Further, It is interesting to see how some of these historical dynamics from the Mexican Revolution still persist to this day. In fact, when mentioning Emiliano Zapato and his Zapatista revolutionaries, I was reminded of the trips I made last year to Chiapas, in Southern Mexico. An important chunk of the Chiapaneco territory is still claimed by Zapatista factions, after many violent clashes with the Mexican and state government. Also interesting to note is the fact that many people in the state see the Zapatistas and other Indigenous factions as the legitimate governors of the state, whereas they see the Mexican federal government as an illegitimate aggressor cracking down on their rights and sovereignty. This bears quite a lot of resemblance to the Quebec sovereigntist/independentist movement, which claims that the provincial government is the legitimate sovereign in the province, while the federal government is aggressing Quebecois peoples and ruling over them in an unconstitutional, undemocratic, or even fascist manner. They also claim that since the Quebecois peoples (the French and French Canadians, as well as the American Indian Peoples (Peuples Amérindiens du Québec) settled on Quebec land before the British and English Canadians did, they hold sovereignty over such land. The broader story of both of these sovereigntist revolutionary movements, as well as many other ones, is about local peoples trying to decentralize power and bring it into their hands in order to be able to decide their own history.

Joseph

Reflections Week 6: Ethnic Ancestry as Biological

Hi all. For this week’s post, I will be reflecting upon this week’s video lecture, entitled “Citizenship and Rights in the New Republics. More precisely, I will be discussing race and its importance in discourse.
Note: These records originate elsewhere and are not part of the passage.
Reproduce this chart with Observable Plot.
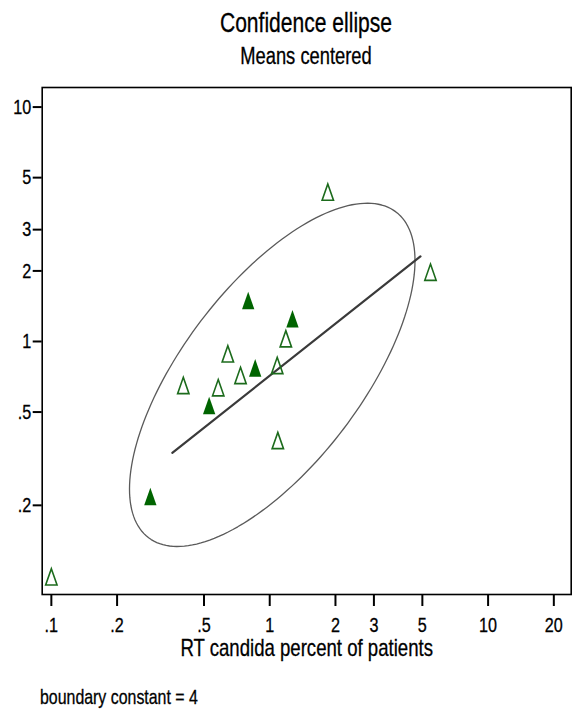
<!DOCTYPE html>
<html>
<head>
<meta charset="utf-8">
<script src="https://cdn.jsdelivr.net/npm/d3@7"></script>
<script src="https://cdn.jsdelivr.net/npm/@observablehq/plot@0.6"></script>
<style>
  html, body { margin: 0; padding: 0; background: #fff; }
  body { width: 584px; height: 713px; position: relative; overflow: hidden;
         font-family: "Liberation Sans", Arial, sans-serif; color: #000; }
  .t { position: absolute; white-space: nowrap; line-height: 1; -webkit-text-stroke: 0.3px #000; }
  #title { left: 306px; top: 10px; font-size: 27px; transform: translateX(-50%) scaleX(0.78); }
  #subtitle { left: 306px; top: 45px; font-size: 23.5px; transform: translateX(-50%) scaleX(0.78); }
  #caption { left: 40px; top: 687px; font-size: 20.4px; transform-origin: 0 0; transform: scaleX(0.78); }
  #chart { position: absolute; left: 0; top: 78px; }
</style>
</head>
<body>
<div id="title" class="t">Confidence ellipse</div>
<div id="subtitle" class="t">Means centered</div>
<div id="chart"></div>
<div id="caption" class="t">boundary constant = 4</div>
<script>
// ---- data ----
const filledX = [0.797, 1.271, 0.858, 0.528, 0.284];
const filledY = [1.496, 1.250, 0.772, 0.533, 0.218];
const hollowX = [1.845, 5.447, 1.185, 0.643, 1.082, 0.735, 0.402, 0.581, 1.089, 0.100];
const hollowY = [4.335, 1.975, 1.027, 0.886, 0.790, 0.716, 0.649, 0.635, 0.378, 0.099];
const fitLineX = [0.358, 4.90];
const fitLineY = [0.335, 2.305];
// ellipse (in log10 space): centre, half extents (decades), phase between x and y
const ellipseCenter = [1.027, 0.7206];
const ellipseHalfExtent = [0.6537, 0.7322];
const ellipsePhase = 0.843;
const xTicks = [0.1, 0.2, 0.5, 1, 2, 3, 5, 10, 20];
const xTickLabels = [".1", ".2", ".5", "1", "2", "3", "5", "10", "20"];
const yTicks = [0.2, 0.5, 1, 2, 3, 5, 10];
const yTickLabels = [".2", ".5", "1", "2", "3", "5", "10"];
const xLabel = "RT candida percent of patients";

// ---- build tables ----
const filled = filledX.map((x, i) => ({x, y: filledY[i]}));
const hollow = hollowX.map((x, i) => ({x, y: hollowY[i]}));
const fitLine = fitLineX.map((x, i) => ({x, y: fitLineY[i]}));
const ellipse = d3.range(0, 180).map(k => {
  const t = (k / 180) * 2 * Math.PI;
  return {
    x: Math.pow(10, Math.log10(ellipseCenter[0]) + ellipseHalfExtent[0] * Math.cos(t)),
    y: Math.pow(10, Math.log10(ellipseCenter[1]) + ellipseHalfExtent[1] * Math.cos(t - ellipsePhase))
  };
});

// tall triangle symbol (reference is horizontally compressed)
const tallTriangle = {
  draw(context, size) {
    const r = Math.sqrt(size / Math.PI);
    const h = r * 2.2, w = h * 0.7;
    context.moveTo(0, -h / 2);
    context.lineTo(w / 2, h / 2);
    context.lineTo(-w / 2, h / 2);
    context.closePath();
  }
};

const chart = Plot.plot({
  width: 584,
  height: 590,
  marginLeft: 41.7,
  marginRight: 13.3,
  marginTop: 9,
  marginBottom: 74,
  style: {fontFamily: '"Liberation Sans", Arial, sans-serif', fontSize: "19px", color: "#000", background: "#fff", overflow: "visible"},
  x: {type: "log", domain: [0.0908, 24.02]},
  y: {type: "log", domain: [0.0833, 12.12]},
  marks: [
    Plot.line(ellipse, {x: "x", y: "y", stroke: "#5a5a5a", strokeWidth: 1.3, curve: "linear-closed"}),
    Plot.line(fitLine, {x: "x", y: "y", stroke: "#3a3a3a", strokeWidth: 2.2}),
    Plot.dot(hollow, {x: "x", y: "y", symbol: tallTriangle, r: 7.4, fill: "none", stroke: "#1c6b1c", strokeWidth: 1.6}),
    Plot.dot(filled, {x: "x", y: "y", symbol: tallTriangle, r: 8, fill: "#006400", stroke: "none"}),
    Plot.frame({stroke: "#000", strokeWidth: 1.6}),
    Plot.axisX({ticks: xTicks, tickFormat: d => xTickLabels[xTicks.indexOf(d)], tickSize: 12, tickPadding: 11,
                strokeWidth: 2, fontSize: 21, label: null}),
    Plot.axisX({ticks: [], label: xLabel, labelAnchor: "center", labelArrow: "none", labelOffset: 61.5, fontSize: 24}),
    Plot.axisY({ticks: yTicks, tickFormat: d => yTickLabels[yTicks.indexOf(d)], tickSize: 9, tickPadding: 2,
                strokeWidth: 2, fontSize: 21, label: null})
  ]
});
document.getElementById("chart").appendChild(chart);

// styling pass: compress text horizontally like the reference, slightly heavier glyphs
chart.querySelectorAll("text").forEach(el => {
  const isLabel = el.textContent === xLabel;
  const s = isLabel ? 0.775 : 0.77;
  el.style.fontSize = isLabel ? "24px" : "21px";
  el.style.stroke = "#000";
  el.style.strokeWidth = "0.3px";
  const tr = el.getAttribute("transform");
  if (tr) el.setAttribute("transform", tr + ` scale(${s},1)`);
  else {
    const x = +el.getAttribute("x") || 0;
    el.setAttribute("transform", `translate(${x},0) scale(${s},1) translate(${-x},0)`);
  }
});
chart.querySelectorAll('g[aria-label$="tick"]').forEach(g => { g.style.strokeWidth = "2px"; });
</script>
</body>
</html>
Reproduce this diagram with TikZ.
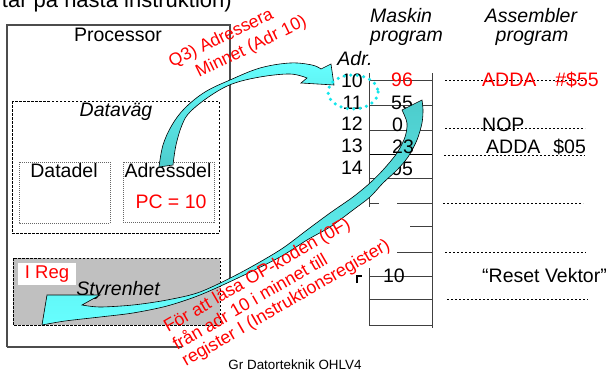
\documentclass[tikz,border=0pt]{standalone}
\usepackage{fontspec}
\setmainfont{Liberation Sans}
\definecolor{aquaA}{RGB}{102,255,255}
\definecolor{tealA}{RGB}{77,204,204}
\definecolor{dotcyan}{RGB}{20,230,235}
\definecolor{slidered}{RGB}{255,0,0}
\definecolor{ctrlgray}{RGB}{192,192,192}
\begin{document}
\begin{tikzpicture}[x=1pt,y=-1pt,
  txt/.style={inner sep=0pt, font=\fontsize{19.5}{22}\selectfont},
  itxt/.style={inner sep=0pt, font=\fontsize{19.5}{22}\selectfont\itshape},
  redtxt/.style={inner sep=0pt, text=slidered, font=\fontsize{17.8}{20}\selectfont},
  memline/.style={draw=black!75, line width=0.9pt},
  guide/.style={draw=black, line width=0.7pt, dash pattern=on 2.2pt off 1.8pt},
  unitbox/.style={line width=0.7pt, dash pattern=on 2.5pt off 1.5pt},
  partbox/.style={draw=black!60, line width=0.6pt, dash pattern=on 1pt off 1pt},
  blockarrow/.style={draw=black, line width=0.6pt},
]
\useasboundingbox (0,0) rectangle (611,372);
\clip (0,0) rectangle (611,372);
\fill[white] (0,0) rectangle (611,372);

% heading line, cut off by the top edge
\node[inner sep=0pt, font=\fontsize{22}{24}\selectfont, anchor=base east] (head) at (232,7) {tar på nästa instruktion)};

% processor frame
\draw[black!70, line width=1.2pt] (7,347) -- (7,25) -- (230,25) -- (230,280);
\draw[black!70, line width=1.2pt] (7,347) -- (182,347);
\node[txt] (proc) at (118,35) {Processor};

% data path with its two parts
\draw[unitbox] (12,101) rectangle (219,233);
\node[itxt] (dv) at (116,112) {Datav\"ag};
\draw[partbox] (19,162) rectangle (110,223);
\node[txt] (dd) at (64,171) {Datadel};
\draw[partbox] (123,162) rectangle (214,222);
\node[txt] (ad) at (168,171) {Adressdel};
\node[txt, text=slidered] (pc) at (171,202) {PC = 10};

% control unit
\draw[unitbox, fill=ctrlgray] (13,258) rectangle (220,325);
\fill[white] (18,263) rectangle (76,285);
\node[txt, text=slidered, font=\fontsize{18.5}{20}\selectfont] (ireg) at (47,274) {I Reg};
\node[itxt] (sty) at (118,290) {Styrenhet};

% column headings
\node[itxt, anchor=west] (mask) at (370,16) {Maskin};
\node[itxt, anchor=west] (prog1) at (370,38) {program};
\node[itxt] (asm) at (531,16) {Assembler};
\node[itxt] (prog2) at (532,38) {program};
\node[itxt] (adr) at (355,59) {Adr.};

% memory cells
\foreach \y in {80,105,130,178,276,299,325}
  \draw[memline] (369,\y) -- (432,\y);
\draw[black, line width=0.9pt] (369,154) -- (432,154);
\draw[memline] (369,203) -- (379,203);
\draw[memline] (397,203) -- (432,203);
\draw[memline] (410,226) -- (432,226);
\draw[memline] (397,252) -- (432,252);
\draw[memline] (369,73) -- (369,207);
\draw[memline] (369,268) -- (369,325);
\draw[memline] (432,73) -- (432,328);
\draw[line width=1.2pt] (357,283) -- (357,276) -- (362,276);

% addresses
\node[txt, anchor=east] (a10) at (363,81) {10};
\node[txt, anchor=east] (a11) at (363,103) {11};
\node[txt, anchor=east] (a12) at (363,124) {12};
\node[txt, anchor=east] (a13) at (363,146) {13};
\node[txt, anchor=east] (a14) at (363,168) {14};

% memory contents
\node[txt, text=slidered] (v10) at (402,80) {96};
\node[txt] (v11) at (402,103) {55};
\node[txt, anchor=west] (v12) at (392,125) {0};
\node[txt] (v14) at (402,169) {05};
\node[txt] (vr) at (394,276) {10};

% assembler listing
\draw[guide] (445,80) -- (587,80);
\draw[guide] (445,128) -- (585,128);
\draw[guide] (444,155) -- (585,155);
\draw[guide] (443,203) -- (583,203);
\draw[guide] (445,252) -- (586,252);
\draw[guide] (447,299) -- (588,299);
\node[txt, text=slidered, anchor=west] (i1) at (482,80) {ADDA\hspace*{19pt}\#\$55};
\node[txt, anchor=west] (i2) at (482,125) {NOP};
\node[txt, anchor=west] (i3) at (486,147) {ADDA\hspace*{13pt}\$05};
\node[txt, anchor=west] (rv) at (482,276) {“Reset Vektor”};

\node[inner sep=0pt, font=\fontsize{13.4}{15}\selectfont] (foot) at (295,365) {Gr Datorteknik OHLV4};

% curved arrow: address part to memory
\path[blockarrow, top color=aquaA, bottom color=tealA]
  plot[smooth, tension=0.6] coordinates {(159,167) (163,145) (172,125) (185,108) (205,92) (230,80) (260,68) (290,63) (312,65) (321,69)}
  -- (331,64) -- (334,85) -- (301,83) -- (307,78)
  -- plot[smooth, tension=0.6] coordinates {(307,78) (290,74) (260,77) (232,84) (210,96) (190,112) (182,125) (176,145) (173,165)}
  -- cycle;

% curved arrow: memory to control unit
\path[blockarrow, top color=tealA, bottom color=aquaA]
  plot[smooth, tension=0.5] coordinates {(402,110) (407,123) (405,137) (397,153) (383,170) (370,183) (353,197) (330,213) (307,230) (280,250) (240,273) (200,292) (167,300) (133,305) (100,307) (82,305)}
  -- (100,295) -- (47,295) -- (42,325)
  -- plot[smooth, tension=0.5] coordinates {(42,325) (65,321) (100,317) (133,313) (167,306) (200,295) (240,277) (280,257) (307,240) (330,227) (353,210) (370,197) (383,183) (397,170) (408,157) (417,140) (422,123) (423,110) (422,100)}
  -- cycle;

% cell 13 content, printed over the arrow
\node[txt] (v13) at (403,147) {23};

% dotted ring around the addressed cells
\draw[dotcyan, line width=3.5pt, line cap=round, dash pattern=on 0pt off 6.5pt] (353,92) ellipse [x radius=25, y radius=17];

% step annotations
\node[redtxt, font=\fontsize{17.5}{20}\selectfont, rotate=26, anchor=base west] (q3a) at (172,68) {Q3) Adressera};
\node[redtxt, font=\fontsize{17.5}{20}\selectfont, rotate=26, anchor=base west] (q3b) at (199,78) {Minnet (Adr 10)};
\node[redtxt, rotate=30, anchor=base west] (r1) at (168,333) {För att läsa OP-koden (0F)};
\node[redtxt, rotate=30, anchor=base west] (r2) at (177,351) {från adr 10 i minnet till};
\node[redtxt, rotate=30, anchor=base west] (r3) at (186,367) {register I (Instruktionsregister)};
\end{tikzpicture}
\end{document}
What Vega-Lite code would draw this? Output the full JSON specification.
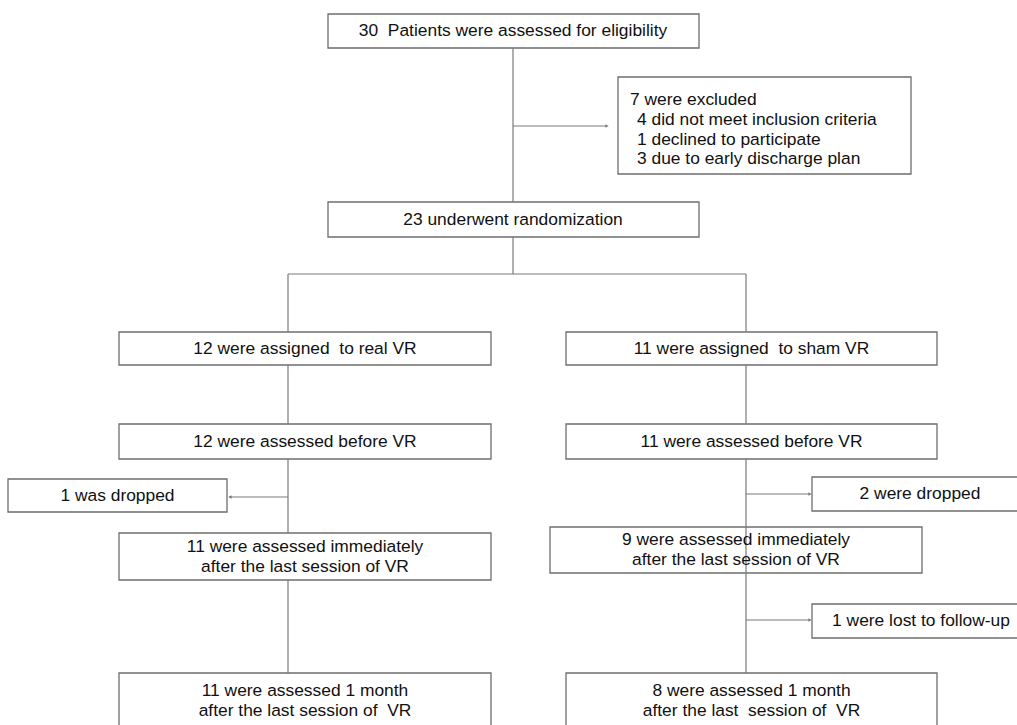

Stated in the lecture is that “race is a social construct, rather than a biological fact”. This is not true, as there are notable physical and genetic differences between racial (or rather ethnic ancestry) groups, which are common to people of a common ethnic ancestry group. Skin colour, types of hair and facial characteristics are only parts of it. To deny this would be to deny decades of scientific research that has been documenting this topic thoroughly. Although there is genetic variation between members of the same race, there are still trends and commonalities between such members. Nonetheless, this does not make race more or less important as a political or moral argument, and also does not take away stress from the fact that we should base our discourse and reflections on one’s personality and psychological characteristics, rather than the biology they are assigned or born with. Additionally, this is not to say that these ethnic ancestry differences are to be part of a broader moral argument, such as “Africans are X, and thus are better at Y than Caucasians”, which is highly reprehensible and factually incorrect. To read more about this topic, I highly recommend Vivian Chou’s article posted on Harvard’s SITN website.

Additionally, it is true that these racial differences have been highlighted and even heightened, which has caused historical divisions that have led to many conflicts and brutal wars. The Casta paintings namely commit this fallacy by highlighting racial difference in order to justify different racial treatments and racial superiority. In Latin America, even today, there is still a tremendous divide between peoples of European vs. Indigenous ancestry. In Mexico, notably, there have been studies done about how Mexicans of European, Indigenous or even Latin American ancestry have experienced different social, political and economic treatments. Most individuals in positions of power are still of European or Latin American descent, and only recently was the National Indigenous Congress (similar to the Congressional Black Caucus in the United States) created and had elected political representatives. This is also a problem throughout the rest of the world, including the West, which is not deprived of this. The economic/financial wage gap between ethnic groups is still something that is grappled with in Canada and the United States to this day.